▶ **Problem statement**
Quote the entries in full, character for character, without their images.

▶ **Record list**
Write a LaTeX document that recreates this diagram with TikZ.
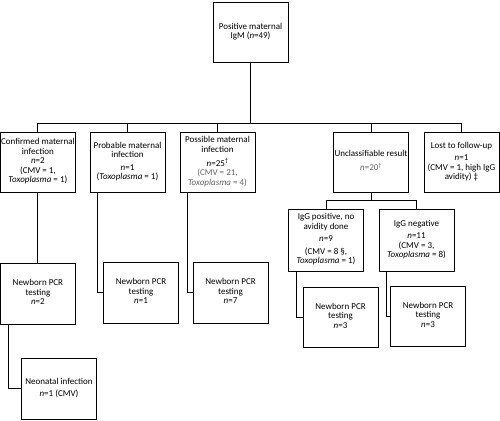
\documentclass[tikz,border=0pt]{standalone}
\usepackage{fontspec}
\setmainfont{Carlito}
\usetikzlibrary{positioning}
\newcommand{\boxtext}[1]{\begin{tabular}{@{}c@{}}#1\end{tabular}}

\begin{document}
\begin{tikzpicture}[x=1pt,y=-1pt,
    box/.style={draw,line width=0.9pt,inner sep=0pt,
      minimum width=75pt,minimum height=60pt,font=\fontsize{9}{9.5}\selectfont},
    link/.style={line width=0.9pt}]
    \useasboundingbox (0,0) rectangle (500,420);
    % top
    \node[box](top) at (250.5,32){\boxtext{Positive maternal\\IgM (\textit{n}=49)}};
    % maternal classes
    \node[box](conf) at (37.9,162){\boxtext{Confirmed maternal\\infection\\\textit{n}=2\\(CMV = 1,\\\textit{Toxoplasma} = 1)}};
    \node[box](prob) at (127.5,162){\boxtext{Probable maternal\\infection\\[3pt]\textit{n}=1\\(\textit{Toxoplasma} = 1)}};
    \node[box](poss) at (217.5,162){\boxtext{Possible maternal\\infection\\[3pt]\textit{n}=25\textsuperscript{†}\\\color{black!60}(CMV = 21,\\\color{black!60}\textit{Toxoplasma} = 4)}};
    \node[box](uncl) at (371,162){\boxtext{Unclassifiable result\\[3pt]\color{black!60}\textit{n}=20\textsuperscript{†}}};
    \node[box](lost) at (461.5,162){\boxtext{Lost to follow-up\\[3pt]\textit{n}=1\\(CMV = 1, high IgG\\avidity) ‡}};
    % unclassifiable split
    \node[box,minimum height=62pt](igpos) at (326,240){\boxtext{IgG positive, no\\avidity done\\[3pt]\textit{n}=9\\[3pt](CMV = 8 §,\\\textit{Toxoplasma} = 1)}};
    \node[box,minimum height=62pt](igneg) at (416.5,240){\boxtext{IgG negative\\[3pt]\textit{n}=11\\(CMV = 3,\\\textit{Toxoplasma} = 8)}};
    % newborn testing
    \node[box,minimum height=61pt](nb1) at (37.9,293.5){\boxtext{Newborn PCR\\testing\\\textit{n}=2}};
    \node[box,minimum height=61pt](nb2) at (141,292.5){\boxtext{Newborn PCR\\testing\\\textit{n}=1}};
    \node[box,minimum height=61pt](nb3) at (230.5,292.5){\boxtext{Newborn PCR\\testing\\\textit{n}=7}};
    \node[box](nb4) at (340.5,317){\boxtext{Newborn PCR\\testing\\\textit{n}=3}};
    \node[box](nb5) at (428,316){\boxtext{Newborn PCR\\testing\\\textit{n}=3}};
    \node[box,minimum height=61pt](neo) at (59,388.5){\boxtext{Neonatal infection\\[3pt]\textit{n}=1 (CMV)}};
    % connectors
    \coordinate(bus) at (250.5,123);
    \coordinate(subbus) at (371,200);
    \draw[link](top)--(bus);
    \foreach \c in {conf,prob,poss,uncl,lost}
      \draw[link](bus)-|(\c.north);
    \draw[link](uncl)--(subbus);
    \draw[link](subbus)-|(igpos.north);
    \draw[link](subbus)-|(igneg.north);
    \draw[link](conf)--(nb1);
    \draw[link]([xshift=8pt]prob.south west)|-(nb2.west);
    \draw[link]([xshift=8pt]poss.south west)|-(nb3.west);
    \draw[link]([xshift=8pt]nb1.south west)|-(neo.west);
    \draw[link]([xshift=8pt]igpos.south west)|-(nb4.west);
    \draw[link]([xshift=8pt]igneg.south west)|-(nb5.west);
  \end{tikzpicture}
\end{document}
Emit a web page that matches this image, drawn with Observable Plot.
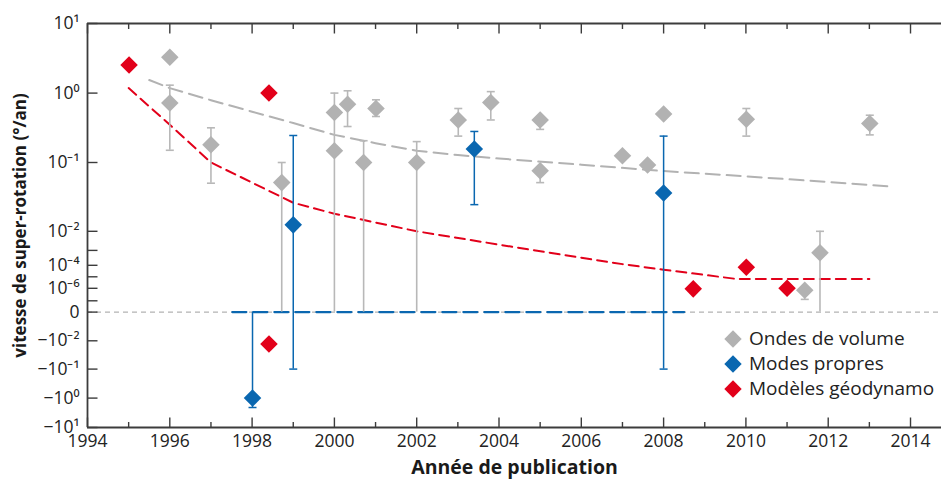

▶ **Answer to this problem**
Write a LaTeX document that recreates this diagram with TikZ.
\documentclass[tikz,border=0pt]{standalone}
\usepackage{fontspec}
\setmainfont{Carlito}
\usetikzlibrary{positioning}
\newcommand{\boxtext}[1]{\begin{tabular}{@{}c@{}}#1\end{tabular}}

\begin{document}
\begin{tikzpicture}[x=1pt,y=-1pt,
    box/.style={draw,line width=0.9pt,inner sep=0pt,
      minimum width=75pt,minimum height=60pt,font=\fontsize{9}{9.5}\selectfont},
    link/.style={line width=0.9pt}]
    \useasboundingbox (0,0) rectangle (500,420);
    % top
    \node[box](top) at (250.5,32){\boxtext{Positive maternal\\IgM (\textit{n}=49)}};
    % maternal classes
    \node[box](conf) at (37.9,162){\boxtext{Confirmed maternal\\infection\\\textit{n}=2\\(CMV = 1,\\\textit{Toxoplasma} = 1)}};
    \node[box](prob) at (127.5,162){\boxtext{Probable maternal\\infection\\[3pt]\textit{n}=1\\(\textit{Toxoplasma} = 1)}};
    \node[box](poss) at (217.5,162){\boxtext{Possible maternal\\infection\\[3pt]\textit{n}=25\textsuperscript{†}\\\color{black!60}(CMV = 21,\\\color{black!60}\textit{Toxoplasma} = 4)}};
    \node[box](uncl) at (371,162){\boxtext{Unclassifiable result\\[3pt]\color{black!60}\textit{n}=20\textsuperscript{†}}};
    \node[box](lost) at (461.5,162){\boxtext{Lost to follow-up\\[3pt]\textit{n}=1\\(CMV = 1, high IgG\\avidity) ‡}};
    % unclassifiable split
    \node[box,minimum height=62pt](igpos) at (326,240){\boxtext{IgG positive, no\\avidity done\\[3pt]\textit{n}=9\\[3pt](CMV = 8 §,\\\textit{Toxoplasma} = 1)}};
    \node[box,minimum height=62pt](igneg) at (416.5,240){\boxtext{IgG negative\\[3pt]\textit{n}=11\\(CMV = 3,\\\textit{Toxoplasma} = 8)}};
    % newborn testing
    \node[box,minimum height=61pt](nb1) at (37.9,293.5){\boxtext{Newborn PCR\\testing\\\textit{n}=2}};
    \node[box,minimum height=61pt](nb2) at (141,292.5){\boxtext{Newborn PCR\\testing\\\textit{n}=1}};
    \node[box,minimum height=61pt](nb3) at (230.5,292.5){\boxtext{Newborn PCR\\testing\\\textit{n}=7}};
    \node[box](nb4) at (340.5,317){\boxtext{Newborn PCR\\testing\\\textit{n}=3}};
    \node[box](nb5) at (428,316){\boxtext{Newborn PCR\\testing\\\textit{n}=3}};
    \node[box,minimum height=61pt](neo) at (59,388.5){\boxtext{Neonatal infection\\[3pt]\textit{n}=1 (CMV)}};
    % connectors
    \coordinate(bus) at (250.5,123);
    \coordinate(subbus) at (371,200);
    \draw[link](top)--(bus);
    \foreach \c in {conf,prob,poss,uncl,lost}
      \draw[link](bus)-|(\c.north);
    \draw[link](uncl)--(subbus);
    \draw[link](subbus)-|(igpos.north);
    \draw[link](subbus)-|(igneg.north);
    \draw[link](conf)--(nb1);
    \draw[link]([xshift=8pt]prob.south west)|-(nb2.west);
    \draw[link]([xshift=8pt]poss.south west)|-(nb3.west);
    \draw[link]([xshift=8pt]nb1.south west)|-(neo.west);
    \draw[link]([xshift=8pt]igpos.south west)|-(nb4.west);
    \draw[link]([xshift=8pt]igneg.south west)|-(nb5.west);
  \end{tikzpicture}
\end{document}
Emit a web page that matches this image, drawn with Observable Plot.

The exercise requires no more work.